La notizia è che le anziane “signore del clima hanno scritto una pagina di storia. Si può quindi ricorrere a cuor leggero all’inflazionato aggettivo “storico” per classificare il verdetto della Corte europea dei diritti dell’uomo (CEDU). Verdetto che ha dato ragione ad un gruppo di agguerrite ambientaliste – 2.400 signore svizzere anziane – riconoscendo che il loro paese non aveva fatto abbastanza per combattere il cambiamento climatico e l’inquinamento da gas serra. Cosa che le ha esposte a un rischio maggiore di morte a causa delle ondate di caldo, diventate, negli ultimi anni, più ‘spietate’ e più frequenti.
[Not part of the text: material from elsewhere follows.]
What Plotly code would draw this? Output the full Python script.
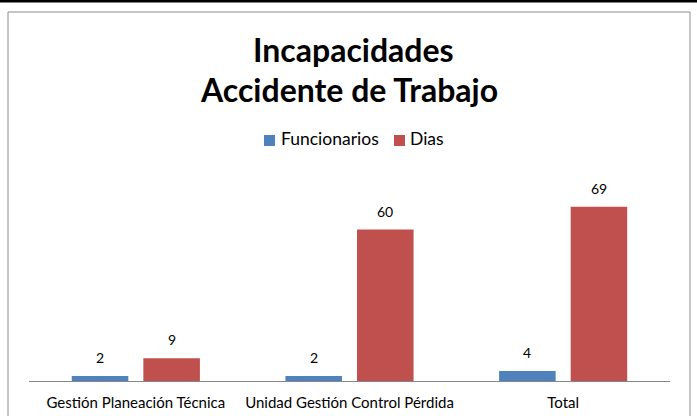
import plotly.graph_objects as go

categories = ["Gestión Planeación Técnica", "Unidad Gestión Control Pérdida", "Total"]
funcionarios = [2, 2, 4]
dias = [9, 60, 69]
series_names = ["Funcionarios", "Dias"]
series_colors = ["#4F81BD", "#C0504D"]

W, H = 697, 416
L, R, T, B = 29, 27, 179, 35
pw, ph = W - L - R, H - T - B
BARGAP, GROUPGAP = 0.33, 0.21
FONT = "Lato"

def px(x):
    return (x - L) / pw

def py(y):
    return (H - B - y) / ph

fig = go.Figure()
for name, vals, col in zip(series_names, [funcionarios, dias], series_colors):
    fig.add_trace(go.Bar(name=name, x=categories, y=vals,
                         marker=dict(color=col, line=dict(width=0)),
                         showlegend=False))

# data labels above bars
cw = pw / len(categories)
slot = (1 - BARGAP) * cw / 2
annotations = []
for i, vals in enumerate([funcionarios, dias]):
    off = (i - 0.5) * slot
    for c, v in zip(categories, vals):
        annotations.append(dict(x=c, y=v, xref="x", yref="y", text=str(v), showarrow=False,
                                xanchor="center", yanchor="bottom", xshift=off, yshift=8,
                                font=dict(family=FONT, size=14, color="#000000")))

# title
annotations += [
    dict(text="<b>Incapacidades</b>", xref="paper", yref="paper", x=px(353.5), y=py(49.5),
         xanchor="center", yanchor="middle", showarrow=False,
         font=dict(family=FONT, size=32, color="#000000")),
    dict(text="<b>Accidente de Trabajo</b>", xref="paper", yref="paper", x=px(349), y=py(89.5),
         xanchor="center", yanchor="middle", showarrow=False,
         font=dict(family=FONT, size=32, color="#000000")),
]

# manual legend
leg_items = [(264, 280), (394, 409)]
shapes = [
    dict(type="rect", xref="paper", yref="paper", x0=px(8), x1=px(690), y0=py(12), y1=py(430),
         line=dict(color="#8C8C8C", width=1), fillcolor="rgba(0,0,0,0)", layer="below"),
    dict(type="line", xref="paper", yref="paper", x0=px(-5), x1=px(705), y0=py(1), y1=py(1),
         line=dict(color="#000000", width=3)),
]
for (sx, tx), name, col in zip(leg_items, series_names, series_colors):
    shapes.append(dict(type="rect", xref="paper", yref="paper", x0=px(sx), x1=px(sx + 11),
                       y0=py(146), y1=py(135), line=dict(width=0), fillcolor=col))
    annotations.append(dict(text=name, xref="paper", yref="paper", x=px(tx - 1), y=py(138.5),
                            xanchor="left", yanchor="middle", showarrow=False,
                            font=dict(family=FONT, size=17.5, color="#000000")))

fig.update_layout(
    width=W, height=H,
    margin=dict(l=L, r=R, t=T, b=B),
    paper_bgcolor="white", plot_bgcolor="white",
    barmode="group", bargap=BARGAP, bargroupgap=GROUPGAP,
    font=dict(family=FONT, size=14, color="#000000"),
    showlegend=False,
    xaxis=dict(showline=True, linecolor="#868686", linewidth=1, ticks="",
               tickfont=dict(family=FONT, size=15, color="#000000"),
               ticklabelstandoff=8, automargin=False, showgrid=False, zeroline=False),
    yaxis=dict(range=[0, 80], visible=False, showgrid=False, zeroline=False, automargin=False),
    shapes=shapes,
    annotations=annotations,
)

fig.write_html("out.html", config={"displayModeBar": False},
               post_script="document.body.style.margin='0';")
Si tratta di un “caso” emblematico che, da una parte, rappresenta un importante precedente, destinato a cambiare il modo in cui i tribunali internazionali affronteranno nel futuro le cause relative alla crisi del clima. E dall’altra, segna alcuni passaggi importanti come la mobilitazione per la salute di una categoria inedita, del tutto assente dalla scena nel passato, cioè un gruppo di donne avanti con gli anni. E, ancora, il fatto che la giustizia climatica sia stata richiesta alla Corte dei diritti umani e che i diciassette giudici abbiano accolto proprio quella che riguarda le condizioni meteorologiche estreme tra le tre proposte, avanzate da gruppi separati di attivisti climatici che riguardavano inondazioni, incendi e clima.

Le richieste irricevibili

Una posizione significativa e piena di implicazioni, dato che CEDU respinge ordinariamente il 90 per cento circa di tutte le richieste pervenute, giudicandole irricevibili: la spinta impressa ai casi climatici dimostra tutta la loro urgenza. Confermando, anche, semmai ce ne fosse bisogno, la centralità del diritto alla vita e alla libertà su un pianeta in cui non sia messa a rischio la sopravvivenza.
Il verdetto – non appellabile – sulla causa presentata da Klima Seniorinnen insiste sull’obbligo dei governi di mantenere l’aumento delle temperature entro 1,5 gradi centigradi rispetto al mondo pre-industriale, così da tutelare i diritti umani, minacciati da limiti superiori. Della portata della minaccia del caldo estremo, reso più probabile dal cambiamento cambiamenti climatici testimoniano i dati disponibili per il 2022, l’anno in cui in Europa (in particolare a luglio, il mese più torrido mai registrato a livello globale) ha provocato 61000 morti, stando ai dati forniti in un articolo su Nature Medicina dai ricercatori dell’Istituto di Barcellona per la salute globale.

Il caldo uccide

Il caldo – killer silenzioso – uccide, si sa. Lo ha fatto in quella torrida estate in molti paesi europei e in particolare in Spagna, Portogallo, Germania, Francia, Regno Unito, Grecia e nel nostro Belpaese, dove i “morti di caldo”, dal 30 maggio al 4 settembre 2022, sono stati ben 18010. Le due tremende ondate di calore che hanno tramortito l’Italia da metà luglio a metà agosto hanno prodotto in generale un incremento della mortalità, con una percentuale di crescita del 29 per cento nella classe di età al di sopra dei 65 anni nella prima metà del mese di luglio, raggiungendo picchi del 36 per cento nella seconda metà. E non occorre rifarsi all’asciutta evidenza di numeri e percentuali per affermare che le politiche climatiche espongono i più fragili anche ad una sequela di problemi di salute: colpi di calore, disidratazione, aggravamento di patologie preesistenti come patologie cardiache e immunitarie.
Il cambiamento climatico rappresenta una minaccia reale per la salute e il benessere, e richiede soluzioni la cui implementazione esige un coordinamento a livello di governi e istituzioni. Il verdetto di Strasburgo è l’ultimo avviso.